In another, Frank and the late Hella Roubicek stand on the front porch of their Berkeley home, as if to greet a visitor. He places his hands gingerly on the shoulders of his wife. She clasps her own hands together, cocks her head and braves a smile; her eyes seemingly clouded by memories too horrible to imagine.
The entire collection is included in the permanent archives of the Holocaust Memorial Museum in Washington, D.C., the Simon Wiesenthal Center in Los Angeles and the Centre de Documentation Juive Contemporaine in Paris.
And to think it all started with an eighth-grade homework assignment.
“My son was working on a report about the Holocaust,” recalls the Brooklyn-born Eisen, who lives in West Marin. “I volunteered to make four portraits of survivors. I had no idea this would turn into a big project.”

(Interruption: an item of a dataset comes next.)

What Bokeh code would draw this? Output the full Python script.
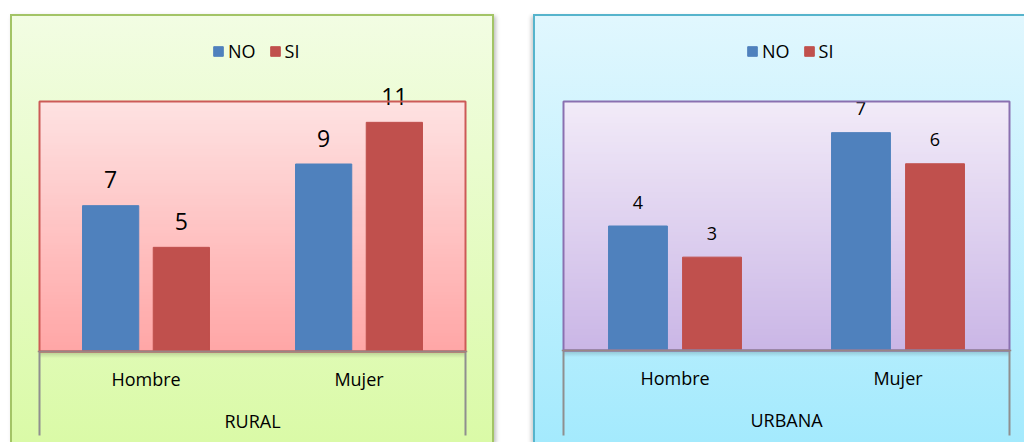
from bokeh.plotting import figure
from bokeh.models import (ColumnDataSource, FactorRange, Range1d, BoxAnnotation,
                          CategoricalAxis, Spacer)
from bokeh.layouts import row, column
from bokeh.transform import dodge
from bokeh.core.properties import value
from bokeh.embed import file_html
from bokeh.resources import INLINE

# ---------------- data ----------------
categories = ["Hombre", "Mujer"]
series = ["NO", "SI"]
groups = ["RURAL", "URBANA"]
rural_no = [7, 9]
rural_si = [5, 11]
urbana_no = [4, 7]
urbana_si = [3, 6]
rural_ymax = 12
urbana_ymax = 8

FONT = "Open Sans"
BLUE = "#4F81BD"
RED = "#C0504D"


def hex2rgb(h):
    h = h.lstrip("#")
    return tuple(int(h[i:i + 2], 16) for i in (0, 2, 4))


def lerp(c1, c2, t):
    a, b = hex2rgb(c1), hex2rgb(c2)
    return "#%02x%02x%02x" % tuple(int(round(a[i] + (b[i] - a[i]) * t)) for i in range(3))


def make_chart(group, no_vals, si_vals, ymax, width, bl, br, inner_w, inner_px, below_px,
               inner_top, inner_bot, inner_line, outer_css, label_size, label_off,
               legend_x):
    height = 428
    above_px = 87
    bot_b = 7
    pad_px = 2
    ppu = inner_px / ymax
    y_start = -below_px / ppu
    y_end = ymax + above_px / ppu
    ncat = len(categories)
    rp = pad_px / (inner_w / ncat)  # synthetic units per side
    p = figure(width=width, height=height, output_backend="svg", toolbar_location=None,
               x_range=FactorRange(factors=categories, range_padding=rp * 2 / ncat,
                                   range_padding_units="percent"),
               y_range=Range1d(y_start, y_end),
               x_axis_location=None, y_axis_location=None,
               min_border_left=bl - pad_px, min_border_right=br - pad_px,
               min_border_top=0, min_border_bottom=bot_b)
    p.extra_x_ranges = {"grp": FactorRange(factors=[group], range_padding=0)}
    p.outline_line_color = None
    p.background_fill_alpha = 0
    p.border_fill_alpha = 0
    p.xgrid.visible = False
    p.ygrid.visible = False
    p.styles = outer_css

    x0, x1 = 0, ncat  # synthetic extent of the category range
    # inner plot-area gradient
    n = 80
    step = ymax / n
    for i in range(n):
        b = i * step
        t = min(ymax, b + step * 1.3)
        col = lerp(inner_bot, inner_top, (i + 0.5) / n)
        p.add_layout(BoxAnnotation(left=x0, right=x1, bottom=b, top=t, fill_color=col,
                                   fill_alpha=1, line_color=None, level="underlay"))
    # soft shadow beneath the plot area
    sh = 6
    for k in range(sh):
        b = -(k + 1) / ppu
        t = -k / ppu
        p.add_layout(BoxAnnotation(left=x0, right=x1, bottom=b, top=t, fill_color="black",
                                   fill_alpha=0.18 * (1 - k / sh), line_color=None,
                                   level="underlay"))
    # vertical separators of the category axis
    p.add_layout(BoxAnnotation(left=x0, right=x1, bottom=y_start - 20, top=0, fill_alpha=0,
                               line_color="#8f8f8f", line_alpha=1, line_width=2,
                               level="glyph"))
    # plot-area border
    p.add_layout(BoxAnnotation(left=x0, right=x1, bottom=0, top=ymax, fill_alpha=0,
                               line_color=inner_line, line_alpha=1, line_width=2,
                               level="glyph"))

    src = ColumnDataSource(dict(cat=categories, no=no_vals, si=si_vals,
                                no_lbl=[str(v) for v in no_vals],
                                si_lbl=[str(v) for v in si_vals]))
    off = 0.166
    bw = 0.264
    p.vbar(x=dodge("cat", -off, range=p.x_range), top="no", width=bw, source=src,
           fill_color=BLUE, line_color=BLUE, legend_label=series[0])
    p.vbar(x=dodge("cat", off, range=p.x_range), top="si", width=bw, source=src,
           fill_color=RED, line_color=RED, legend_label=series[1])
    for fld, d in (("no_lbl", -off), ("si_lbl", off)):
        ycol = fld.split("_")[0]
        p.text(x=dodge("cat", d, range=p.x_range), y=ycol, text=fld, source=src,
               text_align="center", text_baseline="alphabetic", y_offset=-label_off,
               text_font=value(FONT), text_font_size=label_size, text_color="#000000")

    ax = CategoricalAxis(fixed_location=0, axis_line_color="#9a8585", axis_line_width=1.5,
                         major_tick_line_color=None, major_tick_in=0, major_tick_out=0,
                         major_label_standoff=15, major_label_text_font=FONT,
                         major_label_text_font_size="18px",
                         major_label_text_color="#000000")
    p.add_layout(ax, "below")
    gx = CategoricalAxis(x_range_name="grp", fixed_location=0, axis_line_color=None,
                         major_tick_line_color=None, major_tick_in=0, major_tick_out=0,
                         major_label_standoff=57, major_label_text_font=FONT,
                         major_label_text_font_size="18px",
                         major_label_text_color="#000000")
    p.add_layout(gx, "below")

    lg = p.legend[0]
    lg.orientation = "horizontal"
    lg.location = (legend_x + pad_px, 372)
    lg.padding = 0
    lg.margin = 0
    lg.spacing = 13
    lg.label_standoff = 4
    lg.glyph_width = 12
    lg.glyph_height = 12
    lg.border_line_color = None
    lg.background_fill_alpha = 0
    lg.label_text_font = FONT
    lg.label_text_font_size = "18px"
    lg.label_text_color = "#000000"
    return p


p1 = make_chart(groups[0], rural_no, rural_si, rural_ymax, width=484, bl=29, br=29,
                inner_w=426, inner_px=250, below_px=84,
                inner_top="#FEE2E2", inner_bot="#FFA6A6", inner_line="#CC5A57",
                outer_css={"background": "linear-gradient(to bottom, #F2FDE3, #DAFAA7)",
                           "box-shadow": "inset 2px 0 0 #A3C466, inset -2px 0 0 #A3C466, "
                                         "inset 0 2px 0 #A3C466, 2px 2px 4px rgba(0,0,0,0.25)"},
                label_size="23px", label_off=26, legend_x=173)
p2 = make_chart(groups[1], urbana_no, urbana_si, urbana_ymax, width=491, bl=30, br=15,
                inner_w=446, inner_px=249, below_px=85,
                inner_top="#F2EBF8", inner_bot="#CAB6E6", inner_line="#8A70B0",
                outer_css={"background": "linear-gradient(to bottom, #E1F7FE, #A4EAFD)",
                           "box-shadow": "inset 2px 0 0 #56B4CC, inset 0 2px 0 #56B4CC, "
                                         "-2px 2px 4px rgba(0,0,0,0.2)"},
                label_size="18px", label_off=24, legend_x=183)

layout = column(Spacer(height=14),
                row(Spacer(width=10), p1, Spacer(width=39), p2))

open("out.html", "w").write(file_html(layout, INLINE))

Eisen was given names of individuals by various city organizations and personal referral. Most survivors lived in the Bay Area, though some were French. Eisen has made several working trips to France over the course of the project.
“What made this significant was that I visit at length with each person several times,” Eisen said. “These contacts formed the basis of the relationship that makes the
portrait. Then I always give them the portrait in exchange for writing a bio.”
After she tallied about 25 portraits, Eisen approached various museums to see about donating her work to the archives.
In addition to the Helen and Sanford Diller Supporting Foundation of the Jewish Community Endowment, the Legacy Project also received funding from Northern Trust, Lotte Stein, Steven D. Copple, Ilford Imaging and individual donors.
With this funding, Eisen has been able to showcase The Legacy Project throughout the Bay Area over the years, with exhibits at colleges, as well as smaller scale outreach projects in high schools and middle schools.
Exposing young people to the facts of the Holocaust is a prime goal for Eisen. “When I see the people reading the bios, looking at photos, I see they’re learning something,” she says. “In many cases, especially with students, these are experiences they know nothing about.”
There’s no journalistic objectivity for Eisen. Over the years, she has grown close to many of the survivors and has taken the project to heart.
“I don’t just take their picture and disappear,” she says. “This has put me in contact with extraordinary individuals, and I’ve learned a tremendous amount about humanity.”
Adds Eisen: “One man, Frank Roubicek, summed it up: Surviving wasn’t a matter of luck, it was a miracle.”